What is in these envelopes in people’s hands, the postman’s bag, the postbox on these layouts?
It reminds me of some lines from Night Mail by W.H. Auden, the rhythmic poem set to music to accompany the Thirties GPO Film Unit documentary:
“This is the night mail crossing the Border,
Bringing the cheque and the postal order …”
“Letters for the rich, letters for the poor,
The shop at the corner, the girl next door…”
“Letters of thanks, letters from banks,
Letters of joy from girl and boy,
Receipted bills and invitations
To inspect new stock or to visit relations,
And applications for situations,
And timid lovers’ declarations,
And gossip, gossip from all the nations,
News circumstantial, news financial,
Letters with holiday snaps to enlarge in,
Letters with faces scrawled on the margin,
Letters from uncles, cousins, and aunts,
Letters to Scotland from the South of France,
Letters of condolence to Highlands and Lowlands
Written on paper of every hue,
The pink, the violet, the white and the blue,
The chatty, the catty, the boring, the adoring,
The cold and official and the heart’s outpouring,
Clever, stupid, short and long,
The typed and the printed and the spelt all wrong …”
Navvies backed up by Victorian Civilians from the Airfix Waggon Train set.
Next post: I will add some alternative suggestions from my notebooks for railway modelling figures of some character stereotypes and modern civilian figures that I don’t think are yet made, but reading through some of the more bizarre figures on the Preiser lists, I’m not so sure …
Not a detective series or a firm of solicitors but one of my favourite Railway figures – fogman, hut and brazier.
I have bought several of these attractive PECO packs for my Railway civilians. lovely figure and great little fire effect using red and silver sweet wrapper type paper.

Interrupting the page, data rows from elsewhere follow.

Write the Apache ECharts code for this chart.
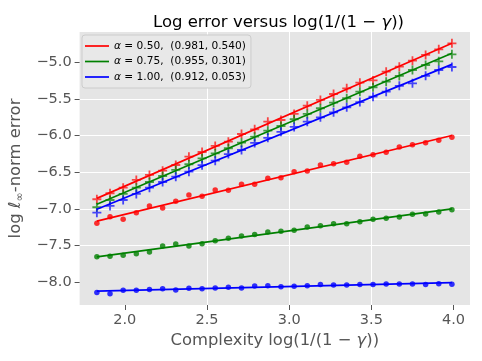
<!DOCTYPE html>
<html>
<head>
<meta charset="utf-8">
<script src="https://cdn.jsdelivr.net/npm/echarts@6/dist/echarts.min.js"></script>
<style>
  html, body { margin: 0; padding: 0; background: #fff; }
  #main { width: 482px; height: 361px; }
</style>
</head>
<body>
<div id="main"></div>
<script>
// complexity values log(1/(1-gamma))
var xs = [1.83, 1.91, 1.99, 2.07, 2.15, 2.23, 2.31, 2.39, 2.47, 2.55, 2.63, 2.71, 2.79, 2.87,
          2.95, 3.03, 3.11, 3.19, 3.27, 3.35, 3.43, 3.51, 3.59, 3.67, 3.75, 3.83, 3.91, 3.99];

// "+" markers (upper group)
var plusRed = [-6.869, -6.787, -6.711, -6.606, -6.538, -6.480, -6.402, -6.289, -6.225, -6.143, -6.084, -5.980, -5.916, -5.812,
               -5.789, -5.707, -5.594, -5.515, -5.435, -5.357, -5.281, -5.250, -5.131, -5.063, -4.981, -4.903, -4.826, -4.744];
var plusGreen = [-6.978, -6.879, -6.797, -6.711, -6.634, -6.552, -6.470, -6.392, -6.311, -6.243, -6.174, -6.098, -6.016, -5.935,
                 -5.871, -5.779, -5.707, -5.629, -5.553, -5.493, -5.403, -5.343, -5.267, -5.189, -5.108, -5.040, -4.990, -4.894];
var plusBlue = [-7.052, -6.960, -6.879, -6.797, -6.711, -6.634, -6.561, -6.493, -6.405, -6.343, -6.254, -6.198, -6.102, -6.032,
                -5.950, -5.884, -5.812, -5.752, -5.684, -5.616, -5.545, -5.471, -5.403, -5.324, -5.289, -5.187, -5.108, -5.067];

// dot markers (lower group)
var dotRed = [-7.196, -7.106, -7.142, -7.052, -6.960, -6.988, -6.896, -6.810, -6.828, -6.742, -6.747, -6.665, -6.665, -6.583,
              -6.575, -6.493, -6.484, -6.402, -6.384, -6.365, -6.283, -6.262, -6.229, -6.157, -6.125, -6.098, -6.065, -6.025];
var dotGreen = [-7.651, -7.646, -7.632, -7.610, -7.587, -7.505, -7.478, -7.505, -7.474, -7.433, -7.401, -7.369, -7.350, -7.315,
                -7.305, -7.292, -7.247, -7.229, -7.202, -7.202, -7.174, -7.142, -7.128, -7.110, -7.074, -7.070, -7.042, -7.011];
var dotBlue = [-8.141, -8.155, -8.109, -8.109, -8.100, -8.087, -8.105, -8.082, -8.087, -8.078, -8.068, -8.078, -8.050, -8.046,
               -8.060, -8.054, -8.046, -8.032, -8.037, -8.037, -8.032, -8.032, -8.023, -8.023, -8.023, -8.032, -8.019, -8.027];

var alphas = ['0.50', '0.75', '1.00'];
var fitPairs = ['(0.981, 0.540)', '(0.955, 0.301)', '(0.912, 0.053)'];
var colors = ['#FF0000', '#008000', '#0000FF'];

var xTicks = [2.0, 2.5, 3.0, 3.5, 4.0];
var yTicks = [-8.0, -7.5, -7.0, -6.5, -6.0, -5.5, -5.0];

var FONT = 'DejaVu Sans';
var PLUS = 'path://M0,4H10V6H0Z M4,0H6V10H4Z';

// least squares fit, returns the two end points of the line
function fitLine(x, y) {
  var n = x.length, sx = 0, sy = 0, sxx = 0, sxy = 0;
  for (var i = 0; i < n; i++) {
    sx += x[i]; sy += y[i]; sxx += x[i] * x[i]; sxy += x[i] * y[i];
  }
  var b = (n * sxy - sx * sy) / (n * sxx - sx * sx);
  var a = (sy - b * sx) / n;
  return [[x[0], a + b * x[0]], [x[n - 1], a + b * x[n - 1]]];
}

function pairs(y) {
  return xs.map(function (x, i) { return [x, y[i]]; });
}

function fmt(v) {
  return v.toFixed(1).replace('-', '\u2212');
}

var plusSets = [plusRed, plusGreen, plusBlue];
var dotSets = [dotRed, dotGreen, dotBlue];
var legendNames = alphas.map(function (a, i) { return 'α = ' + a + ',  ' + fitPairs[i]; });

var series = [];
for (var k = 0; k < 3; k++) {
  series.push({
    type: 'scatter', name: 'p' + k, data: pairs(plusSets[k]),
    symbol: PLUS, symbolSize: 9, silent: true,
    itemStyle: { color: colors[k], opacity: 0.7 }
  });
  series.push({
    type: 'scatter', name: 'd' + k, data: pairs(dotSets[k]),
    symbol: 'circle', symbolSize: 5.5, silent: true,
    itemStyle: { color: colors[k] }
  });
  series.push({
    type: 'line', name: legendNames[k], data: fitLine(xs, plusSets[k]),
    symbol: 'none', lineStyle: { color: colors[k], width: 1.7 }, itemStyle: { color: colors[k] }
  });
  series.push({
    type: 'line', name: legendNames[k] + ' ', data: fitLine(xs, dotSets[k]),
    symbol: 'none', lineStyle: { color: colors[k], width: 1.7 }, itemStyle: { color: colors[k] }
  });
}

var chart = echarts.init(document.getElementById('main'));
var option = {
  animation: false,
  title: {
    text: 'Log error versus log(1/(1 \u2212 {g|γ}))',
    left: 273.5, top: 9, textAlign: 'center',
    textStyle: {
      fontFamily: FONT, fontSize: 16.5, fontWeight: 'normal', color: '#000',
      rich: { g: { fontFamily: FONT, fontSize: 16.5, fontStyle: 'italic', color: '#000' } }
    }
  },
  legend: {
    data: legendNames,
    left: 82, top: 35, orient: 'vertical',
    icon: 'rect', itemWidth: 24, itemHeight: 1.7, itemGap: 1.5,
    padding: [4, 5, 4, 3],
    backgroundColor: '#E8E8E8', borderColor: '#CCCCCC', borderWidth: 1, borderRadius: 3,
    formatter: function (name) { return name.replace('α', '{i|α}'); },
    textStyle: {
      fontFamily: FONT, fontSize: 10.6, lineHeight: 14, color: '#000',
      rich: { i: { fontFamily: FONT, fontSize: 10.6, lineHeight: 14, fontStyle: 'italic', color: '#000' } }
    }
  },
  grid: {
    left: 77, right: 12, top: 32, bottom: 56,
    show: true, backgroundColor: '#E5E5E5', borderWidth: 0
  },
  xAxis: {
    type: 'value', min: 1.725, max: 4.1, splitNumber: 5,
    name: 'Complexity log(1/(1 \u2212 {g|γ}))',
    nameLocation: 'middle', nameGap: 27,
    nameTextStyle: {
      fontFamily: FONT, fontSize: 16.4, color: '#555',
      rich: { g: { fontFamily: FONT, fontSize: 16.4, fontStyle: 'italic', color: '#555' } }
    },
    axisLine: { show: false },
    axisTick: { show: true, length: 5, customValues: xTicks, lineStyle: { color: '#555' } },
    axisLabel: { customValues: xTicks, margin: 8, formatter: fmt, fontFamily: FONT, fontSize: 14.5, color: '#555' },
    splitLine: { show: true, showMinLine: false, showMaxLine: false, lineStyle: { color: '#FFFFFF', width: 1 } }
  },
  yAxis: {
    type: 'value', min: -8.31, max: -4.59, splitNumber: 7,
    name: '{n|log ℓ}{s|∞}{n|-norm error}',
    nameLocation: 'middle', nameGap: 47, nameRotate: 90,
    nameTextStyle: {
      fontFamily: FONT, fontSize: 16.4, color: '#555',
      rich: {
        n: { fontFamily: FONT, fontSize: 16.4, color: '#555' },
        s: { fontFamily: FONT, fontSize: 11, color: '#555', padding: [8, 0, 0, 0] }
      }
    },
    axisLine: { show: false },
    axisTick: { show: true, length: 5, customValues: yTicks, lineStyle: { color: '#555' } },
    axisLabel: { customValues: yTicks, margin: 8, formatter: fmt, fontFamily: FONT, fontSize: 14.5, color: '#555' },
    splitLine: { show: true, showMinLine: false, showMaxLine: false, lineStyle: { color: '#FFFFFF', width: 1 } }
  },
  series: series
};
chart.setOption(option);
</script>
</body>
</html>
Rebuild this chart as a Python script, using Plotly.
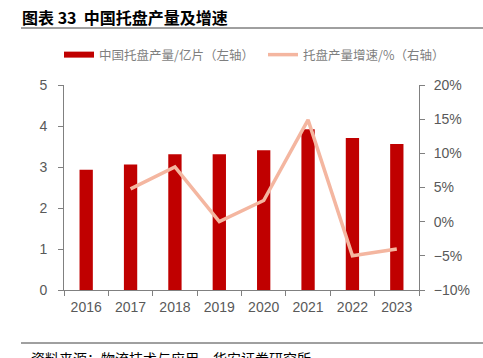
import plotly.graph_objects as go

years = ["2016", "2017", "2018", "2019", "2020", "2021", "2022", "2023"]
output_bn = [2.93, 3.06, 3.31, 3.31, 3.41, 3.92, 3.71, 3.56]
growth_pct = [None, 4.8, 8.0, 0.0, 3.1, 14.9, -5.0, -4.0]

bar_name = "中国托盘产量/亿片（左轴）"
line_name = "托盘产量增速/%（右轴）"
RED = "#C00000"
SALMON = "#F4B6A0"
CJK = "Noto Sans CJK SC"

# body margin is removed via post_script, so figure fills the window
W, H = 483, 358
L, T, PW, PH = 64, 85, 355, 205
R = W - L - PW
B = H - T - PH

def px_x(x):  # page px -> paper coords
    return (x - L) / PW

def px_y(y):
    return 1 - (y - T) / PH

fig = go.Figure()
fig.add_trace(go.Bar(x=years, y=output_bn, marker=dict(color=RED, line=dict(width=0)),
                     width=0.3, showlegend=False, name=bar_name))
fig.add_trace(go.Scatter(x=[None], y=[None], mode="lines", line=dict(color=RED, width=6),
                         name=bar_name, legend="legend"))
fig.add_trace(go.Scatter(x=years, y=growth_pct, mode="lines", yaxis="y2",
                         line=dict(color=SALMON, width=3.5), name=line_name,
                         legend="legend2"))

axis_font = dict(family="Liberation Sans, Arial", size=14, color="#595959")
leg_font = dict(family=CJK, size=12.5, color="#7f7f7f")
fig.update_layout(
    width=W, height=H,
    margin=dict(l=L, r=R, t=T, b=B, autoexpand=False),
    plot_bgcolor="white", paper_bgcolor="white",
    xaxis=dict(type="category", showline=True, linecolor="#808080", linewidth=1,
               ticks="outside", tickson="boundaries", ticklen=5, tickcolor="#808080",
               tickfont=axis_font, showgrid=False, ticklabelstandoff=4),
    yaxis=dict(range=[0, 5], dtick=1, showline=True, linecolor="#808080", linewidth=1,
               ticks="outside", ticklen=5, tickcolor="#808080", tickfont=axis_font,
               showgrid=False, zeroline=False, ticklabelstandoff=8),
    yaxis2=dict(range=[-10, 20], dtick=5, overlaying="y", side="right", showline=True,
                linecolor="#808080", linewidth=1, ticks="outside", ticklen=5,
                tickcolor="#808080", ticksuffix="%", tickfont=axis_font,
                showgrid=False, zeroline=False, ticklabelstandoff=6),
    legend=dict(orientation="h", x=px_x(59), xanchor="left", y=px_y(55), yanchor="middle",
                font=leg_font, itemwidth=30, bgcolor="rgba(0,0,0,0)"),
    legend2=dict(orientation="h", x=px_x(263), xanchor="left", y=px_y(55), yanchor="middle",
                 font=leg_font, itemwidth=30, bgcolor="rgba(0,0,0,0)"),
    showlegend=True,
    bargap=0.7,
)

fig.add_annotation(text="<b>图表 33  中国托盘产量及增速</b>", xref="paper", yref="paper",
                   x=px_x(21), y=px_y(17), xanchor="left", yanchor="middle", borderpad=0,
                   showarrow=False, font=dict(family=CJK, size=16, color="#000000"))
fig.add_shape(type="line", xref="paper", yref="paper", x0=px_x(21), x1=px_x(483),
              y0=px_y(28), y1=px_y(28), line=dict(color="#404040", width=1))
fig.add_shape(type="line", xref="paper", yref="paper", x0=px_x(21), x1=px_x(483),
              y0=px_y(343), y1=px_y(343), line=dict(color="#404040", width=1))
fig.add_annotation(text="资料来源：物流技术与应用，华安证券研究所", xref="paper", yref="paper",
                   x=px_x(30), y=px_y(347), xanchor="left", yanchor="top", borderpad=0,
                   showarrow=False, font=dict(family=CJK, size=14, color="#000000"))

fig.write_html("out.html", config={"displayModeBar": False},
               post_script="document.body.style.margin='0';document.body.style.overflow='hidden';")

Reading through my stash of old railway magazine clippings in my scrapbook, I found this imaginative small tale or short story by B. Willcocks. Sadly I cannot remember which magazine it came from c. 1970s/80s.
I often wonder about the conversations, thoughts and back stories of the figures glimpsed on railway layouts.
What is a fogman?
A “fogman” was a person in charge of fog signals on a railway track or system. Uup to the 1950s, the fogman would stand offside the rail tracks with a lantern to signal “go slow” to the train driver.
A railway detonator (torpedo in North America) is a coin-sized device that is used to make a loud sound as a warning signal to train drivers. It is placed on the top of the rail, usually secured with two lead straps, one on each side. When the wheel of the train passes over, it explodes emitting a loud bang. It was invented in 1841 by English inventor Edward Alfred Cowper.